YOUR TASK = Give back the full listing verbatim, apart from its images.

SUPPLIED MATERIAL =
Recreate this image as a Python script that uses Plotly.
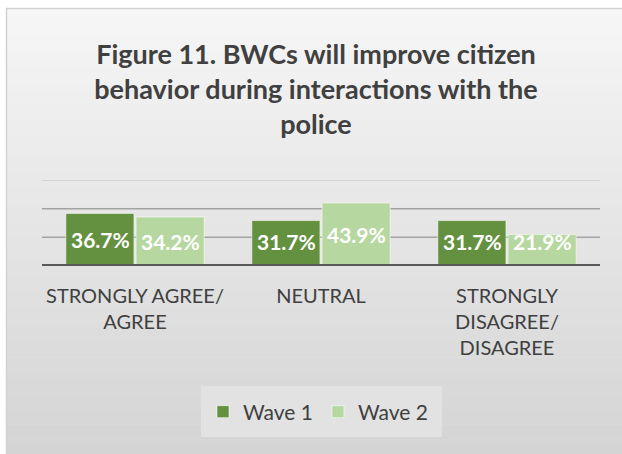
import plotly.graph_objects as go

# Survey responses, percent of officers
categories = ["STRONGLY AGREE/<br>AGREE", "NEUTRAL", "STRONGLY<br>DISAGREE/<br>DISAGREE"]
wave1 = [36.7, 31.7, 31.7]
wave2 = [34.2, 43.9, 21.9]
series_names = ["Wave 1", "Wave 2"]
grid_values = [20, 40, 60]

W, H = 622, 454
L, R, T, B = 42, 22, 180, 188
PW, PH = W - L - R, H - T - B

DARK = "#64913f"
LIGHT = "#b6d8a0"
TEXT = "#404040"
FONT = "Lato, 'Open Sans', sans-serif"


def paper_x(px):
    return (px - L) / PW


def paper_y(py):
    return (H - B - py) / PH


fig = go.Figure()
for name, vals, col in [(series_names[0], wave1, DARK), (series_names[1], wave2, LIGHT)]:
    fig.add_trace(go.Bar(
        name=name, x=categories, y=vals,
        marker=dict(color=col, line=dict(color="rgba(255,255,255,0.55)", width=1)),
        hoverinfo="skip",
    ))

shapes = []
# white page edge, then the grey chart panel with a vertical gradient
top_c, bot_c = (246, 246, 246), (212, 212, 212)
y0_px, y1_px = 8, H
n = 60
for i in range(n):
    a = y0_px + (y1_px - y0_px) * i / n
    b = y0_px + (y1_px - y0_px) * (i + 1) / n
    t = (i + 0.5) / n
    c = tuple(round(top_c[k] + (bot_c[k] - top_c[k]) * t) for k in range(3))
    shapes.append(dict(type="rect", xref="paper", yref="paper", layer="below",
                       x0=paper_x(6), x1=paper_x(W + 2), y0=paper_y(b + 0.5), y1=paper_y(a),
                       fillcolor="rgb(%d,%d,%d)" % c, line=dict(width=0)))
shapes.append(dict(type="rect", xref="paper", yref="paper", layer="below",
                   x0=paper_x(6.5), x1=paper_x(W + 4), y0=paper_y(H + 4), y1=paper_y(8.5),
                   fillcolor="rgba(0,0,0,0)", line=dict(color="#d2d2d2", width=1.5)))

# legend panel
shapes.append(dict(type="rect", xref="paper", yref="paper", layer="below",
                   x0=paper_x(201), x1=paper_x(442), y0=paper_y(437), y1=paper_y(386),
                   fillcolor="#e2e2e2", line=dict(width=0)))

# horizontal gridlines
grid_colors = ["#a3a3a3", "#a3a3a3", "#cdcdcd"]
for gv, gc in zip(grid_values, grid_colors):
    shapes.append(dict(type="line", xref="paper", yref="y", layer="below",
                       x0=0, x1=1, y0=gv, y1=gv, line=dict(color=gc, width=1.5)))

# category axis baseline
shapes.append(dict(type="line", xref="paper", yref="y", layer="above",
                   x0=0, x1=1, y0=0, y1=0, line=dict(color="#595959", width=4)))

# value labels inside the bars, kept clear of the baseline for short bars
annotations = []
for vals, shift in [(wave1, -35), (wave2, 35)]:
    for cat, v in zip(categories, vals):
        annotations.append(dict(
            x=cat, y=max(v / 2, 17), xref="x", yref="y", xshift=shift,
            text="%.1f%%" % v, showarrow=False,
            font=dict(family=FONT, size=21, color="white", weight="bold"),
        ))

fig.update_layout(
    width=W, height=H,
    margin=dict(l=L, r=R, t=T, b=B, pad=0),
    paper_bgcolor="white", plot_bgcolor="rgba(0,0,0,0)",
    barmode="group", bargap=0.245, bargroupgap=0.03,
    title=dict(
        text="<b>Figure 11. BWCs will improve citizen<br>behavior during interactions with the<br>police</b>",
        x=316 / W, xanchor="center",
        y=1 - 64 / H, yanchor="top", yref="container",
        font=dict(family=FONT, size=27, color=TEXT),
    ),
    xaxis=dict(showgrid=False, showline=False, ticks="", zeroline=False,
               tickfont=dict(family=FONT, size=20, color=TEXT),
               ticklabelstandoff=16),
    yaxis=dict(range=[0, 60], showgrid=False, zeroline=False,
               showticklabels=False, showline=False),
    legend=dict(orientation="h", x=paper_x(318), xanchor="center",
                y=paper_y(412), yanchor="middle",
                bgcolor="rgba(0,0,0,0)", font=dict(family=FONT, size=21, color=TEXT)),
    shapes=shapes,
    annotations=annotations,
    showlegend=True,
)

fig.write_html("out.html")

IN RESPONSE =
Recreate this image as a Python script that uses Plotly.
import plotly.graph_objects as go

# Survey responses, percent of officers
categories = ["STRONGLY AGREE/<br>AGREE", "NEUTRAL", "STRONGLY<br>DISAGREE/<br>DISAGREE"]
wave1 = [36.7, 31.7, 31.7]
wave2 = [34.2, 43.9, 21.9]
series_names = ["Wave 1", "Wave 2"]
grid_values = [20, 40, 60]

W, H = 622, 454
L, R, T, B = 42, 22, 180, 188
PW, PH = W - L - R, H - T - B

DARK = "#64913f"
LIGHT = "#b6d8a0"
TEXT = "#404040"
FONT = "Lato, 'Open Sans', sans-serif"


def paper_x(px):
    return (px - L) / PW


def paper_y(py):
    return (H - B - py) / PH


fig = go.Figure()
for name, vals, col in [(series_names[0], wave1, DARK), (series_names[1], wave2, LIGHT)]:
    fig.add_trace(go.Bar(
        name=name, x=categories, y=vals,
        marker=dict(color=col, line=dict(color="rgba(255,255,255,0.55)", width=1)),
        hoverinfo="skip",
    ))

shapes = []
# white page edge, then the grey chart panel with a vertical gradient
top_c, bot_c = (246, 246, 246), (212, 212, 212)
y0_px, y1_px = 8, H
n = 60
for i in range(n):
    a = y0_px + (y1_px - y0_px) * i / n
    b = y0_px + (y1_px - y0_px) * (i + 1) / n
    t = (i + 0.5) / n
    c = tuple(round(top_c[k] + (bot_c[k] - top_c[k]) * t) for k in range(3))
    shapes.append(dict(type="rect", xref="paper", yref="paper", layer="below",
                       x0=paper_x(6), x1=paper_x(W + 2), y0=paper_y(b + 0.5), y1=paper_y(a),
                       fillcolor="rgb(%d,%d,%d)" % c, line=dict(width=0)))
shapes.append(dict(type="rect", xref="paper", yref="paper", layer="below",
                   x0=paper_x(6.5), x1=paper_x(W + 4), y0=paper_y(H + 4), y1=paper_y(8.5),
                   fillcolor="rgba(0,0,0,0)", line=dict(color="#d2d2d2", width=1.5)))

# legend panel
shapes.append(dict(type="rect", xref="paper", yref="paper", layer="below",
                   x0=paper_x(201), x1=paper_x(442), y0=paper_y(437), y1=paper_y(386),
                   fillcolor="#e2e2e2", line=dict(width=0)))

# horizontal gridlines
grid_colors = ["#a3a3a3", "#a3a3a3", "#cdcdcd"]
for gv, gc in zip(grid_values, grid_colors):
    shapes.append(dict(type="line", xref="paper", yref="y", layer="below",
                       x0=0, x1=1, y0=gv, y1=gv, line=dict(color=gc, width=1.5)))

# category axis baseline
shapes.append(dict(type="line", xref="paper", yref="y", layer="above",
                   x0=0, x1=1, y0=0, y1=0, line=dict(color="#595959", width=4)))

# value labels inside the bars, kept clear of the baseline for short bars
annotations = []
for vals, shift in [(wave1, -35), (wave2, 35)]:
    for cat, v in zip(categories, vals):
        annotations.append(dict(
            x=cat, y=max(v / 2, 17), xref="x", yref="y", xshift=shift,
            text="%.1f%%" % v, showarrow=False,
            font=dict(family=FONT, size=21, color="white", weight="bold"),
        ))

fig.update_layout(
    width=W, height=H,
    margin=dict(l=L, r=R, t=T, b=B, pad=0),
    paper_bgcolor="white", plot_bgcolor="rgba(0,0,0,0)",
    barmode="group", bargap=0.245, bargroupgap=0.03,
    title=dict(
        text="<b>Figure 11. BWCs will improve citizen<br>behavior during interactions with the<br>police</b>",
        x=316 / W, xanchor="center",
        y=1 - 64 / H, yanchor="top", yref="container",
        font=dict(family=FONT, size=27, color=TEXT),
    ),
    xaxis=dict(showgrid=False, showline=False, ticks="", zeroline=False,
               tickfont=dict(family=FONT, size=20, color=TEXT),
               ticklabelstandoff=16),
    yaxis=dict(range=[0, 60], showgrid=False, zeroline=False,
               showticklabels=False, showline=False),
    legend=dict(orientation="h", x=paper_x(318), xanchor="center",
                y=paper_y(412), yanchor="middle",
                bgcolor="rgba(0,0,0,0)", font=dict(family=FONT, size=21, color=TEXT)),
    shapes=shapes,
    annotations=annotations,
    showlegend=True,
)

fig.write_html("out.html")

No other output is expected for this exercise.